Melvin Small is a distinguished professor of history emeritus at Wayne State University in Detroit, MI. He earned his Ph.D. at the University of Michigan after receiving his BA from Dartmouth College. Over the past two decades he has concentrated his research and writing on the postwar era, with an emphasis on the Vietnam War, the antiwar movement, and presidents Johnson and Nixon.
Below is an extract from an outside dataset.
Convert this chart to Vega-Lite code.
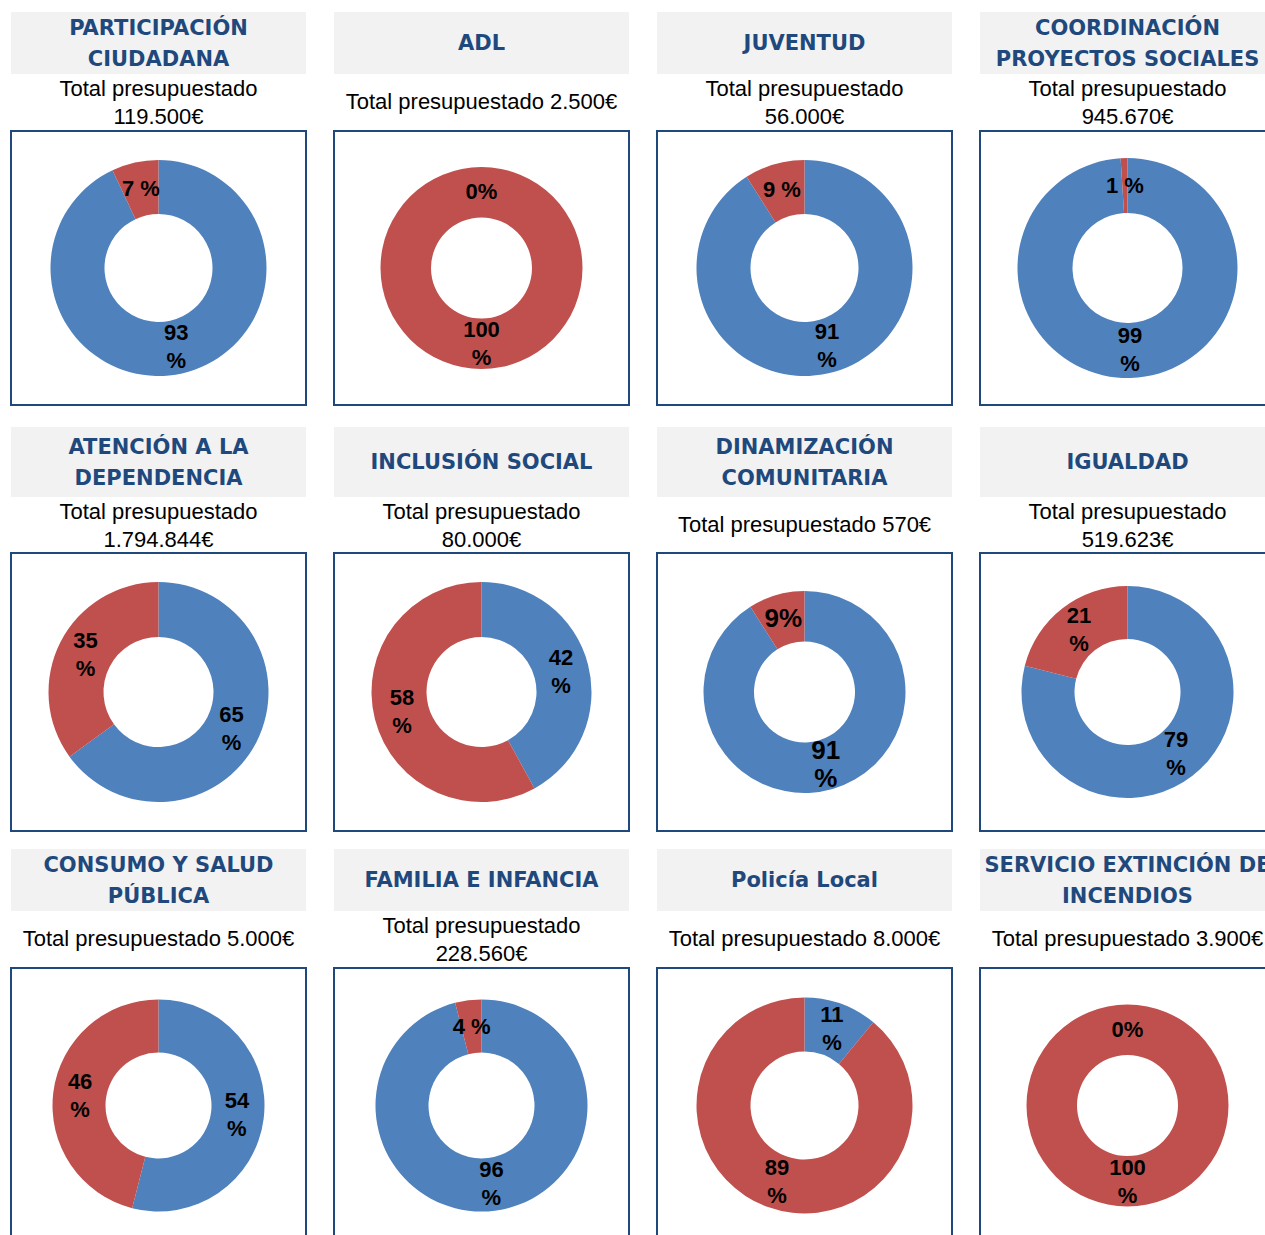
{
  "$schema": "https://vega.github.io/schema/vega-lite/v6.json",
  "padding": {"left": 10, "top": 12, "right": 0, "bottom": 0},
  "background": "white",
  "config": {"view": {"stroke": null}, "facet": {"spacing": 28}, "concat": {"spacing": 0}},
  "datasets": {
    "paneles": [
      {"orden": 1, "titulo": "PARTICIPACIÓN\nCIUDADANA", "subtitulo": "Total presupuestado\n119.500€"},
      {"orden": 2, "titulo": "ADL", "subtitulo": "Total presupuestado 2.500€"},
      {"orden": 3, "titulo": "JUVENTUD", "subtitulo": "Total presupuestado\n56.000€"},
      {"orden": 4, "titulo": "COORDINACIÓN\nPROYECTOS SOCIALES", "subtitulo": "Total presupuestado\n945.670€"},
      {"orden": 5, "titulo": "ATENCIÓN A LA\nDEPENDENCIA", "subtitulo": "Total presupuestado\n1.794.844€"},
      {"orden": 6, "titulo": "INCLUSIÓN SOCIAL", "subtitulo": "Total presupuestado\n80.000€"},
      {"orden": 7, "titulo": "DINAMIZACIÓN\nCOMUNITARIA", "subtitulo": "Total presupuestado 570€"},
      {"orden": 8, "titulo": "IGUALDAD", "subtitulo": "Total presupuestado\n519.623€"},
      {"orden": 9, "titulo": "CONSUMO Y SALUD\nPÚBLICA", "subtitulo": "Total presupuestado 5.000€"},
      {"orden": 10, "titulo": "FAMILIA E INFANCIA", "subtitulo": "Total presupuestado\n228.560€"},
      {"orden": 11, "titulo": "Policía Local", "subtitulo": "Total presupuestado 8.000€"},
      {"orden": 12, "titulo": "SERVICIO EXTINCIÓN DE\nINCENDIOS", "subtitulo": "Total presupuestado 3.900€"}
    ],
    "valores": [
      {"orden": 1, "cat": "Ejecutado", "pct": 93, "etiqueta": "93\n%"},
      {"orden": 1, "cat": "Pendiente", "pct": 7, "etiqueta": "7 %"},
      {"orden": 2, "cat": "Ejecutado", "pct": 0, "etiqueta": "0%"},
      {"orden": 2, "cat": "Pendiente", "pct": 100, "etiqueta": "100\n%"},
      {"orden": 3, "cat": "Ejecutado", "pct": 91, "etiqueta": "91\n%"},
      {"orden": 3, "cat": "Pendiente", "pct": 9, "etiqueta": "9 %"},
      {"orden": 4, "cat": "Ejecutado", "pct": 99, "etiqueta": "99\n%"},
      {"orden": 4, "cat": "Pendiente", "pct": 1, "etiqueta": "1 %"},
      {"orden": 5, "cat": "Ejecutado", "pct": 65, "etiqueta": "65\n%"},
      {"orden": 5, "cat": "Pendiente", "pct": 35, "etiqueta": "35\n%"},
      {"orden": 6, "cat": "Ejecutado", "pct": 42, "etiqueta": "42\n%"},
      {"orden": 6, "cat": "Pendiente", "pct": 58, "etiqueta": "58\n%"},
      {"orden": 7, "cat": "Ejecutado", "pct": 91, "etiqueta": "91\n%"},
      {"orden": 7, "cat": "Pendiente", "pct": 9, "etiqueta": "9%"},
      {"orden": 8, "cat": "Ejecutado", "pct": 79, "etiqueta": "79\n%"},
      {"orden": 8, "cat": "Pendiente", "pct": 21, "etiqueta": "21\n%"},
      {"orden": 9, "cat": "Ejecutado", "pct": 54, "etiqueta": "54\n%"},
      {"orden": 9, "cat": "Pendiente", "pct": 46, "etiqueta": "46\n%"},
      {"orden": 10, "cat": "Ejecutado", "pct": 96, "etiqueta": "96\n%"},
      {"orden": 10, "cat": "Pendiente", "pct": 4, "etiqueta": "4 %"},
      {"orden": 11, "cat": "Ejecutado", "pct": 11, "etiqueta": "11\n%"},
      {"orden": 11, "cat": "Pendiente", "pct": 89, "etiqueta": "89\n%"},
      {"orden": 12, "cat": "Ejecutado", "pct": 0, "etiqueta": "0%"},
      {"orden": 12, "cat": "Pendiente", "pct": 100, "etiqueta": "100\n%"}
    ]
  },
  "spacing": 21,
  "vconcat": [
    {
      "spacing": 0,
      "vconcat": [
        {
          "data": {"name": "paneles"},
          "transform": [{"filter": {"field": "orden", "oneOf": [1, 2, 3, 4]}}],
          "facet": {"column": {"field": "orden", "type": "ordinal", "header": {"labels": false, "title": null}}},
          "spacing": 28,
          "spec": {
            "width": 295, "height": 62,
            "view": {"fill": "#f2f2f2", "stroke": null},
            "mark": {"type": "text", "font": "DejaVu Sans", "fontWeight": "bold", "fontSize": 21, "color": "#1f497d", "lineBreak": "\n", "lineHeight": 31, "dy": {"expr": "indexof(datum.titulo, '\\n') >= 0 ? -14.5 : 1"}},
            "encoding": {"text": {"field": "titulo", "type": "nominal"}}
          }
        },
        {
          "data": {"name": "paneles"},
          "transform": [{"filter": {"field": "orden", "oneOf": [1, 2, 3, 4]}}],
          "facet": {"column": {"field": "orden", "type": "ordinal", "header": {"labels": false, "title": null}}},
          "spacing": 28,
          "spec": {
            "width": 295, "height": 56,
            "view": {"stroke": null},
            "mark": {"type": "text", "font": "Liberation Sans", "fontSize": 22, "color": "#000000", "lineBreak": "\n", "lineHeight": 28, "dy": {"expr": "indexof(datum.subtitulo, '\\n') >= 0 ? -13 : 0"}},
            "encoding": {"text": {"field": "subtitulo", "type": "nominal"}}
          }
        },
        {
          "data": {"name": "valores"},
          "transform": [{"filter": {"field": "orden", "oneOf": [1, 2, 3, 4]}}],
          "facet": {"column": {"field": "orden", "type": "ordinal", "header": {"labels": false, "title": null}}},
          "spacing": 26,
          "spec": {
            "width": 295, "height": 274,
            "view": {"stroke": "#1f497d", "strokeWidth": 2},
            "encoding": {
              "theta": {"field": "pct", "type": "quantitative", "stack": true},
              "order": {"field": "cat", "type": "ordinal", "sort": "ascending"}
            },
            "layer": [
              {
                "mark": {"type": "arc", "outerRadius": {"expr": "datum.orden == 2 || datum.orden == 7 || datum.orden == 12 ? 101 : datum.orden == 4 || datum.orden == 5 || datum.orden == 6 ? 110 : datum.orden == 8 || datum.orden == 9 || datum.orden == 10 ? 106 : 108"}, "innerRadius": {"expr": "datum.orden == 2 || datum.orden == 7 || datum.orden == 12 ? 50.5 : datum.orden == 4 || datum.orden == 5 || datum.orden == 6 ? 55 : datum.orden == 8 || datum.orden == 9 || datum.orden == 10 ? 53 : 54"}},
                "encoding": {
                  "color": {"field": "cat", "type": "nominal", "scale": {"domain": ["Ejecutado", "Pendiente"], "range": ["#4f81bd", "#c0504d"]}, "legend": null}
                }
              },
              {
                "mark": {"type": "text", "radius": {"expr": "datum.orden == 2 || datum.orden == 7 || datum.orden == 12 ? 76 : datum.orden == 4 || datum.orden == 5 || datum.orden == 6 ? 82 : datum.orden == 8 || datum.orden == 9 || datum.orden == 10 ? 79 : 81"}, "font": "Liberation Sans", "fontWeight": "bold", "color": "#000000", "lineBreak": "\n", "lineHeight": 28, "dy": {"expr": "indexof(datum.etiqueta, '\\n') >= 0 ? -14 : 0"}},
                "encoding": {
                  "detail": {"field": "cat", "type": "nominal"},
                  "text": {"field": "etiqueta", "type": "nominal"},
                  "size": {"condition": {"test": "datum.orden == 7", "value": 26}, "value": 22}
                }
              }
            ]
          }
        }
      ]
    },
    {
      "spacing": 17,
      "vconcat": [
        {
          "spacing": 0,
          "vconcat": [
            {
              "data": {"name": "paneles"},
              "transform": [{"filter": {"field": "orden", "oneOf": [5, 6, 7, 8]}}],
              "facet": {"column": {"field": "orden", "type": "ordinal", "header": {"labels": false, "title": null}}},
              "spacing": 28,
              "spec": {
                "width": 295, "height": 70,
                "view": {"fill": "#f2f2f2", "stroke": null},
                "mark": {"type": "text", "font": "DejaVu Sans", "fontWeight": "bold", "fontSize": 21, "color": "#1f497d", "lineBreak": "\n", "lineHeight": 31, "dy": {"expr": "indexof(datum.titulo, '\\n') >= 0 ? -14.5 : 1"}},
                "encoding": {"text": {"field": "titulo", "type": "nominal"}}
              }
            },
            {
              "data": {"name": "paneles"},
              "transform": [{"filter": {"field": "orden", "oneOf": [5, 6, 7, 8]}}],
              "facet": {"column": {"field": "orden", "type": "ordinal", "header": {"labels": false, "title": null}}},
              "spacing": 28,
              "spec": {
                "width": 295, "height": 55,
                "view": {"stroke": null},
                "mark": {"type": "text", "font": "Liberation Sans", "fontSize": 22, "color": "#000000", "lineBreak": "\n", "lineHeight": 28, "dy": {"expr": "indexof(datum.subtitulo, '\\n') >= 0 ? -13 : 0"}},
                "encoding": {"text": {"field": "subtitulo", "type": "nominal"}}
              }
            },
            {
              "data": {"name": "valores"},
              "transform": [{"filter": {"field": "orden", "oneOf": [5, 6, 7, 8]}}],
              "facet": {"column": {"field": "orden", "type": "ordinal", "header": {"labels": false, "title": null}}},
              "spacing": 26,
              "spec": {
                "width": 295, "height": 278,
                "view": {"stroke": "#1f497d", "strokeWidth": 2},
                "encoding": {
                  "theta": {"field": "pct", "type": "quantitative", "stack": true},
                  "order": {"field": "cat", "type": "ordinal", "sort": "ascending"}
                },
                "layer": [
                  {
                    "mark": {"type": "arc", "outerRadius": {"expr": "datum.orden == 2 || datum.orden == 7 || datum.orden == 12 ? 101 : datum.orden == 4 || datum.orden == 5 || datum.orden == 6 ? 110 : datum.orden == 8 || datum.orden == 9 || datum.orden == 10 ? 106 : 108"}, "innerRadius": {"expr": "datum.orden == 2 || datum.orden == 7 || datum.orden == 12 ? 50.5 : datum.orden == 4 || datum.orden == 5 || datum.orden == 6 ? 55 : datum.orden == 8 || datum.orden == 9 || datum.orden == 10 ? 53 : 54"}},
                    "encoding": {
                      "color": {"field": "cat", "type": "nominal", "scale": {"domain": ["Ejecutado", "Pendiente"], "range": ["#4f81bd", "#c0504d"]}, "legend": null}
                    }
                  },
                  {
                    "mark": {"type": "text", "radius": {"expr": "datum.orden == 2 || datum.orden == 7 || datum.orden == 12 ? 76 : datum.orden == 4 || datum.orden == 5 || datum.orden == 6 ? 82 : datum.orden == 8 || datum.orden == 9 || datum.orden == 10 ? 79 : 81"}, "font": "Liberation Sans", "fontWeight": "bold", "color": "#000000", "lineBreak": "\n", "lineHeight": 28, "dy": {"expr": "indexof(datum.etiqueta, '\\n') >= 0 ? -14 : 0"}},
                    "encoding": {
                      "detail": {"field": "cat", "type": "nominal"},
                      "text": {"field": "etiqueta", "type": "nominal"},
                      "size": {"condition": {"test": "datum.orden == 7", "value": 26}, "value": 22}
                    }
                  }
                ]
              }
            }
          ]
        },
        {
          "spacing": 0,
          "vconcat": [
            {
              "data": {"name": "paneles"},
              "transform": [{"filter": {"field": "orden", "oneOf": [9, 10, 11, 12]}}],
              "facet": {"column": {"field": "orden", "type": "ordinal", "header": {"labels": false, "title": null}}},
              "spacing": 28,
              "spec": {
                "width": 295, "height": 62,
                "view": {"fill": "#f2f2f2", "stroke": null},
                "mark": {"type": "text", "font": "DejaVu Sans", "fontWeight": "bold", "fontSize": 21, "color": "#1f497d", "lineBreak": "\n", "lineHeight": 31, "dy": {"expr": "indexof(datum.titulo, '\\n') >= 0 ? -14.5 : 1"}},
                "encoding": {"text": {"field": "titulo", "type": "nominal"}}
              }
            },
            {
              "data": {"name": "paneles"},
              "transform": [{"filter": {"field": "orden", "oneOf": [9, 10, 11, 12]}}],
              "facet": {"column": {"field": "orden", "type": "ordinal", "header": {"labels": false, "title": null}}},
              "spacing": 28,
              "spec": {
                "width": 295, "height": 56,
                "view": {"stroke": null},
                "mark": {"type": "text", "font": "Liberation Sans", "fontSize": 22, "color": "#000000", "lineBreak": "\n", "lineHeight": 28, "dy": {"expr": "indexof(datum.subtitulo, '\\n') >= 0 ? -13 : 0"}},
                "encoding": {"text": {"field": "subtitulo", "type": "nominal"}}
              }
            },
            {
              "data": {"name": "valores"},
              "transform": [{"filter": {"field": "orden", "oneOf": [9, 10, 11, 12]}}],
              "facet": {"column": {"field": "orden", "type": "ordinal", "header": {"labels": false, "title": null}}},
              "spacing": 26,
              "spec": {
                "width": 295, "height": 275,
                "view": {"stroke": "#1f497d", "strokeWidth": 2},
                "encoding": {
                  "theta": {"field": "pct", "type": "quantitative", "stack": true},
                  "order": {"field": "cat", "type": "ordinal", "sort": "ascending"}
                },
                "layer": [
                  {
                    "mark": {"type": "arc", "outerRadius": {"expr": "datum.orden == 2 || datum.orden == 7 || datum.orden == 12 ? 101 : datum.orden == 4 || datum.orden == 5 || datum.orden == 6 ? 110 : datum.orden == 8 || datum.orden == 9 || datum.orden == 10 ? 106 : 108"}, "innerRadius": {"expr": "datum.orden == 2 || datum.orden == 7 || datum.orden == 12 ? 50.5 : datum.orden == 4 || datum.orden == 5 || datum.orden == 6 ? 55 : datum.orden == 8 || datum.orden == 9 || datum.orden == 10 ? 53 : 54"}},
                    "encoding": {
                      "color": {"field": "cat", "type": "nominal", "scale": {"domain": ["Ejecutado", "Pendiente"], "range": ["#4f81bd", "#c0504d"]}, "legend": null}
                    }
                  },
                  {
                    "mark": {"type": "text", "radius": {"expr": "datum.orden == 2 || datum.orden == 7 || datum.orden == 12 ? 76 : datum.orden == 4 || datum.orden == 5 || datum.orden == 6 ? 82 : datum.orden == 8 || datum.orden == 9 || datum.orden == 10 ? 79 : 81"}, "font": "Liberation Sans", "fontWeight": "bold", "color": "#000000", "lineBreak": "\n", "lineHeight": 28, "dy": {"expr": "indexof(datum.etiqueta, '\\n') >= 0 ? -14 : 0"}},
                    "encoding": {
                      "detail": {"field": "cat", "type": "nominal"},
                      "text": {"field": "etiqueta", "type": "nominal"},
                      "size": {"condition": {"test": "datum.orden == 7", "value": 26}, "value": 22}
                    }
                  }
                ]
              }
            }
          ]
        }
      ]
    }
  ]
}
The title of Melvin Small's book is somewhat deceptive. Johnson, Nixon, and the Doves sounds like a book concerned with antiwar protesters. It is not. Small is concerned with the impact of protesters on the Oval Office. In this sense it is a highly conventional study of high politics. Using presidential papers and interviews with former high advisors to Johnson and Nixon, Small makes, the case that the antiwar movement had an important impact on policy formulation at certain key junctures. As proof of this contention he demonstrates that the presidents and their advisors were concerned with the impact which their policies would have on public support for the war effort. The ultimate triumph of the antiwar movement was the fact that Nixon felt obligated to hide the incursions into Cambodia from the public. At that point the whole country had become opposed to the war - the antiwar movement's success had made it superfluous.
Three and a half stars. A study of how the antiwar protests affected the policies and actions of Presidents Johnson and Nixon; the author makes clear from the beginning and throughout how this isn't the sort of thing one can get exact empirical evidence on, but the waffling gets a little frustrating at times, even knowing that there were not clear answers.